> **What to do**:
Among the entries below, find the lines with "that" and copy them.
**** Entries provided
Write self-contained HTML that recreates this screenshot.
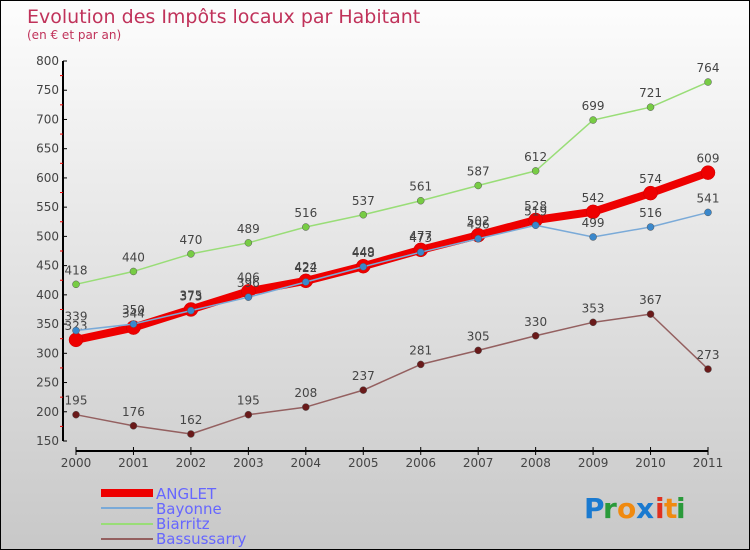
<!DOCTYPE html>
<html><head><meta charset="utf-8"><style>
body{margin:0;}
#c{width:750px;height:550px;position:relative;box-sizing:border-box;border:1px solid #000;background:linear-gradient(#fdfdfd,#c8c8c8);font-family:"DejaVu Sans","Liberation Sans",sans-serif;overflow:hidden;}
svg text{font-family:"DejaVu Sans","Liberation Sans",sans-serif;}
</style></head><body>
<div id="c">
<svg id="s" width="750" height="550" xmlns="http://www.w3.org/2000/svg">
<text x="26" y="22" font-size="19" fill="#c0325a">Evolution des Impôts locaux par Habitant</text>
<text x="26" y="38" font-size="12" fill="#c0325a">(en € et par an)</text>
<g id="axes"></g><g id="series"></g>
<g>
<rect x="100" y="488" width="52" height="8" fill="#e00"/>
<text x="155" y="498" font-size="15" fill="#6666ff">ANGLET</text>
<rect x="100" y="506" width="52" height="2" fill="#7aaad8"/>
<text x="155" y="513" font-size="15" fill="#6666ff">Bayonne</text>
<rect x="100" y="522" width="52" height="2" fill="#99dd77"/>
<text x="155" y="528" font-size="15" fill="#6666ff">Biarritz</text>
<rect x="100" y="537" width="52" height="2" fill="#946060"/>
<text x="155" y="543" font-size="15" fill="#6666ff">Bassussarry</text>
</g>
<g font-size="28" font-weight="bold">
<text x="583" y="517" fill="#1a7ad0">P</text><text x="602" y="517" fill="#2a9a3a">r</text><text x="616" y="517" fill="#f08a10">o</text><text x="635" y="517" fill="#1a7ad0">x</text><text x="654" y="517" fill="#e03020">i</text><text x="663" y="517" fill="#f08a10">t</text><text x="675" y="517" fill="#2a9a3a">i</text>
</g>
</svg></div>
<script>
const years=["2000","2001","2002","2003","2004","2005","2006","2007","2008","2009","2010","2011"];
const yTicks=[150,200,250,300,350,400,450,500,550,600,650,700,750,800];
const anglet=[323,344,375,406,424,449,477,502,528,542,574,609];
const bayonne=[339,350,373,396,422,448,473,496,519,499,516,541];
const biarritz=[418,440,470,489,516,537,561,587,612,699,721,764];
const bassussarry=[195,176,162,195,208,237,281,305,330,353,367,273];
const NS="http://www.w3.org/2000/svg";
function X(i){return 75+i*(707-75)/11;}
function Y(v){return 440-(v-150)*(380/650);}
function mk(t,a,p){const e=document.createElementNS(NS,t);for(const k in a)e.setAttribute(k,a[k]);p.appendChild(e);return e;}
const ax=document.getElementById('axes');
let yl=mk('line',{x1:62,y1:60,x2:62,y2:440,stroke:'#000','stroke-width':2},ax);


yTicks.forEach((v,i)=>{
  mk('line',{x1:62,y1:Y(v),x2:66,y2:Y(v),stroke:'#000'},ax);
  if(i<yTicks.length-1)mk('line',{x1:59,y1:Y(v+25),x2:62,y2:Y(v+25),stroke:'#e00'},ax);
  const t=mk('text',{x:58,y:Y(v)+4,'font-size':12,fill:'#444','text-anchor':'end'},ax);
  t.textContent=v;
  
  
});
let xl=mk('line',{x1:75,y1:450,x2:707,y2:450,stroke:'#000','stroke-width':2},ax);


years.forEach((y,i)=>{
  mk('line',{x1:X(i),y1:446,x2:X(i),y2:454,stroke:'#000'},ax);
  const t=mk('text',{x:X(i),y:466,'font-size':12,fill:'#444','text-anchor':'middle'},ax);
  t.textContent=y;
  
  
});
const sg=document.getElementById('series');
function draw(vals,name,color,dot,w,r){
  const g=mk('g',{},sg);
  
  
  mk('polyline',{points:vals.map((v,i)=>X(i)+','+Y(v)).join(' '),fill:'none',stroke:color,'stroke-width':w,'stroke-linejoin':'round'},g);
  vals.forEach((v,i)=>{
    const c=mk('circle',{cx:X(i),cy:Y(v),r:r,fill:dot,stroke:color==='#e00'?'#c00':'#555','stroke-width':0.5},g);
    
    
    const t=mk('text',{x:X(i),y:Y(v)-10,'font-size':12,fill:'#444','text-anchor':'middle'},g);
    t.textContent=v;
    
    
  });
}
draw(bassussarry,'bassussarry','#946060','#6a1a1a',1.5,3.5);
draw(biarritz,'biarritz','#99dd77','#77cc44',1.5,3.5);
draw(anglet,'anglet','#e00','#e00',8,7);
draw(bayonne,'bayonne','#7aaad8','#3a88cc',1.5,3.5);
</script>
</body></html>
********
**** Entries provided
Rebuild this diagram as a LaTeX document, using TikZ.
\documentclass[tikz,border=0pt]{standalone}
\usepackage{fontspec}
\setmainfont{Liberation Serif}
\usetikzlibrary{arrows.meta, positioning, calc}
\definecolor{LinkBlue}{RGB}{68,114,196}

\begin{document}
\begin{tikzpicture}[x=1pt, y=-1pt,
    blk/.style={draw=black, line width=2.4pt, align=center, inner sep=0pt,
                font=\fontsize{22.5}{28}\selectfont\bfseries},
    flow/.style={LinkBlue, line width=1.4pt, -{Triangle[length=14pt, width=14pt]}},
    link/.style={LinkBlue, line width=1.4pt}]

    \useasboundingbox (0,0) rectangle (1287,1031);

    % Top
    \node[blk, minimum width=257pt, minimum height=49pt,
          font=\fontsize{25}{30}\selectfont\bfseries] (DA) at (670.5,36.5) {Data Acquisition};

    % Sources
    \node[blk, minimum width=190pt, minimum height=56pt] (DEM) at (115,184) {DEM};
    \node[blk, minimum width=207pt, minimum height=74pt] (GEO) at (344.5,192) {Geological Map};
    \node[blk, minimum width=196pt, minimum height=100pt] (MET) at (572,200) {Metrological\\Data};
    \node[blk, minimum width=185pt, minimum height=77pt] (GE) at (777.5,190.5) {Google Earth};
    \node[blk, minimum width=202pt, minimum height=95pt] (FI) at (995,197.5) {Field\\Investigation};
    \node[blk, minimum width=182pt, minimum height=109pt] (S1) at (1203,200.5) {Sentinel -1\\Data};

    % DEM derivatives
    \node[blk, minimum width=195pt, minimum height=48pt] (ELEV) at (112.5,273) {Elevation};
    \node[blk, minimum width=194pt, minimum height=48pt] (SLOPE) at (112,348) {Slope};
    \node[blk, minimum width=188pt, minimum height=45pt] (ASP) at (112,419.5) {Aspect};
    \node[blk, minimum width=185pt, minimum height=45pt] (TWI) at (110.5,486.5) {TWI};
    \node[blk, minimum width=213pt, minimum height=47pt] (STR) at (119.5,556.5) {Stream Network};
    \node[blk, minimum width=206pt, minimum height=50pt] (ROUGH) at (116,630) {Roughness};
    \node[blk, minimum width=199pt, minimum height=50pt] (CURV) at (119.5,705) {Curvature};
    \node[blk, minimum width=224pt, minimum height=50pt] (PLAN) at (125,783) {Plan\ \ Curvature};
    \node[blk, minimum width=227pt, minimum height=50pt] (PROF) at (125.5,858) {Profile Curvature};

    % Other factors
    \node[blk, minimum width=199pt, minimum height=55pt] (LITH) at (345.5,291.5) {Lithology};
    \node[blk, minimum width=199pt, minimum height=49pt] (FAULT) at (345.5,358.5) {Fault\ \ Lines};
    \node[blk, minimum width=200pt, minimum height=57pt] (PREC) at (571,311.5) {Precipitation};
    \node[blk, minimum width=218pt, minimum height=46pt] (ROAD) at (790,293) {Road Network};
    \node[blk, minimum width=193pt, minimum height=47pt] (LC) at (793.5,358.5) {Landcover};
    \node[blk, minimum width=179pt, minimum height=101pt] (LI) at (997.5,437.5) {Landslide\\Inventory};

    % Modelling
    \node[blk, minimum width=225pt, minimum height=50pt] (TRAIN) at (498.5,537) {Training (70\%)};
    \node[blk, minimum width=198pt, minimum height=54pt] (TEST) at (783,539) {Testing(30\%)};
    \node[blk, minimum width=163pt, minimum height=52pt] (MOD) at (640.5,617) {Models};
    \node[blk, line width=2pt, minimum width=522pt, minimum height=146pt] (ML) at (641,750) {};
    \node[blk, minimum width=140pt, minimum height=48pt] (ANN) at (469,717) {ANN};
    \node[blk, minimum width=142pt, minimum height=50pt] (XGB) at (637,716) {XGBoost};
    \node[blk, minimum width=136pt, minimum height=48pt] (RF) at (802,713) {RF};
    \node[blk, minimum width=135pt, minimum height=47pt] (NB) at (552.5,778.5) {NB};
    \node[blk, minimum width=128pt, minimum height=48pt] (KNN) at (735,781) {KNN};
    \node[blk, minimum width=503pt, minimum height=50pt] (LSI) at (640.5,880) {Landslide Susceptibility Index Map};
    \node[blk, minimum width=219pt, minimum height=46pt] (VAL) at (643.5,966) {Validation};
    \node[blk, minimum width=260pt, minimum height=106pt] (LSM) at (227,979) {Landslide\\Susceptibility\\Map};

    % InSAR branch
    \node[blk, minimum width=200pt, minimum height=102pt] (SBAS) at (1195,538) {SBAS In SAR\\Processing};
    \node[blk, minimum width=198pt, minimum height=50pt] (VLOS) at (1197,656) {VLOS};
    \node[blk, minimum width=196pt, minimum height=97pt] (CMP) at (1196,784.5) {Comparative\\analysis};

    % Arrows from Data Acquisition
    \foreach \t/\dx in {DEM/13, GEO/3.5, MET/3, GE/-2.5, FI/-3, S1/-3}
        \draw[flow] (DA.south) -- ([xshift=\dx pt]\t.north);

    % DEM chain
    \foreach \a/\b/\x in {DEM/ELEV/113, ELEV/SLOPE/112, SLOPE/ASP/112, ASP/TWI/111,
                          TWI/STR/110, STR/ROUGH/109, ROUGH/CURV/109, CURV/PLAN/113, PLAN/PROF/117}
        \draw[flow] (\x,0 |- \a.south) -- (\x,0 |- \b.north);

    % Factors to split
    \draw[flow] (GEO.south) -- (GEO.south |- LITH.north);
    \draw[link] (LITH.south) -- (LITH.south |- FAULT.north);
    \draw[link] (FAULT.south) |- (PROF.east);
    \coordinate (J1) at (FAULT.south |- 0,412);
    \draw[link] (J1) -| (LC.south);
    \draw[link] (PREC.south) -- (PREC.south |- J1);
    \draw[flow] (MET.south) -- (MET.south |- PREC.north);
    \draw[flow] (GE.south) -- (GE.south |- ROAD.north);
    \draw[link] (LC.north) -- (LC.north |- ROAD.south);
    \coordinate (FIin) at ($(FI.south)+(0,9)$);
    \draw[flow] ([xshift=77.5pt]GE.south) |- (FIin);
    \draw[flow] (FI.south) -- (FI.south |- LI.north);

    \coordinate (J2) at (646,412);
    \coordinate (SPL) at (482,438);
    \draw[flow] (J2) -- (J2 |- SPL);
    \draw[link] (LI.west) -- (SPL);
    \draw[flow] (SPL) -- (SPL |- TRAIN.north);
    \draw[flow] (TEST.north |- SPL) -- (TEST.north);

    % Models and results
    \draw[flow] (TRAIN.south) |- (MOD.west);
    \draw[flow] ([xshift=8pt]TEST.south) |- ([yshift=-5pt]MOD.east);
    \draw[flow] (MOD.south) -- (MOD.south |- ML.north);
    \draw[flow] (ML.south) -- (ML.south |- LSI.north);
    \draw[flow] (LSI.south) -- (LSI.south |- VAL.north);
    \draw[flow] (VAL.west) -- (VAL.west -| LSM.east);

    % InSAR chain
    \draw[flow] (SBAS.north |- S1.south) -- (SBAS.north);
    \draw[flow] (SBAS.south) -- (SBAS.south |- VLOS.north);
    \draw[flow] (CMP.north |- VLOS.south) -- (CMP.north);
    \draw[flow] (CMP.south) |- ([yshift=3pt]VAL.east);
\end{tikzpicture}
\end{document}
********
**** Entries provided
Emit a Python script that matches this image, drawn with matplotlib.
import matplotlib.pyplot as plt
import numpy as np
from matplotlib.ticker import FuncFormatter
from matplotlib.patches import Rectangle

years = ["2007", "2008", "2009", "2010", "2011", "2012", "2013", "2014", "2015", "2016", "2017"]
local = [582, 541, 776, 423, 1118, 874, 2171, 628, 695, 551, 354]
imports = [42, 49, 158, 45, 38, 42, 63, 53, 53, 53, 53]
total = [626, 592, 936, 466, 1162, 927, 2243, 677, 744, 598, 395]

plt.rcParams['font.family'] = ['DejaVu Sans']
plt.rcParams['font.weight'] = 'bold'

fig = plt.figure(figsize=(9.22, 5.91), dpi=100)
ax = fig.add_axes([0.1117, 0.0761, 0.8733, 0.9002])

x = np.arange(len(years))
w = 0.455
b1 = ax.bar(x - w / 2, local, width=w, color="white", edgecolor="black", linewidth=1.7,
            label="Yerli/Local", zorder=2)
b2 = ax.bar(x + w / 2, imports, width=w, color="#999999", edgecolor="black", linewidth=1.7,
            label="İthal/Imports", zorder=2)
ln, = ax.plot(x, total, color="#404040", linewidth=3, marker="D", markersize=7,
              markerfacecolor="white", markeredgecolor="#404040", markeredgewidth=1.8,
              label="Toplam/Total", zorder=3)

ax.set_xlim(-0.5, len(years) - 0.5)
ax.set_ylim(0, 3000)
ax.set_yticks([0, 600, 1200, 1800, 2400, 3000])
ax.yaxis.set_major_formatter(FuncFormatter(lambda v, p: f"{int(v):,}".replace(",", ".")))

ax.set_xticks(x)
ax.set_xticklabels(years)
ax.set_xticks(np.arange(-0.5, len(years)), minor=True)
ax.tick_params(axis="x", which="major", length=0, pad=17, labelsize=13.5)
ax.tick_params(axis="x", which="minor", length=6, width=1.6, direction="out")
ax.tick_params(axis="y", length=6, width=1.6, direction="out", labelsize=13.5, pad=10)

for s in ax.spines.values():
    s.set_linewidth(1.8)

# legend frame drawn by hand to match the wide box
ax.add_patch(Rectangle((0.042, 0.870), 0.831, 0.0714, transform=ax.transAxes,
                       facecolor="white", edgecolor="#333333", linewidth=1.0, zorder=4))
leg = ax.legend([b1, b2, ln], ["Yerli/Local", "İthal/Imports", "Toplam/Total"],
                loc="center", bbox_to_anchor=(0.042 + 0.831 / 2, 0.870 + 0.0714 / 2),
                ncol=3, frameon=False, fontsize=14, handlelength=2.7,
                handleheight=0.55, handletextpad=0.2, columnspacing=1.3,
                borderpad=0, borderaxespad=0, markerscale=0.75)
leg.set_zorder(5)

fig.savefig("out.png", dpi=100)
********
> **Written solution**:
Write self-contained HTML that recreates this screenshot.
Emit a Python script that matches this image, drawn with matplotlib.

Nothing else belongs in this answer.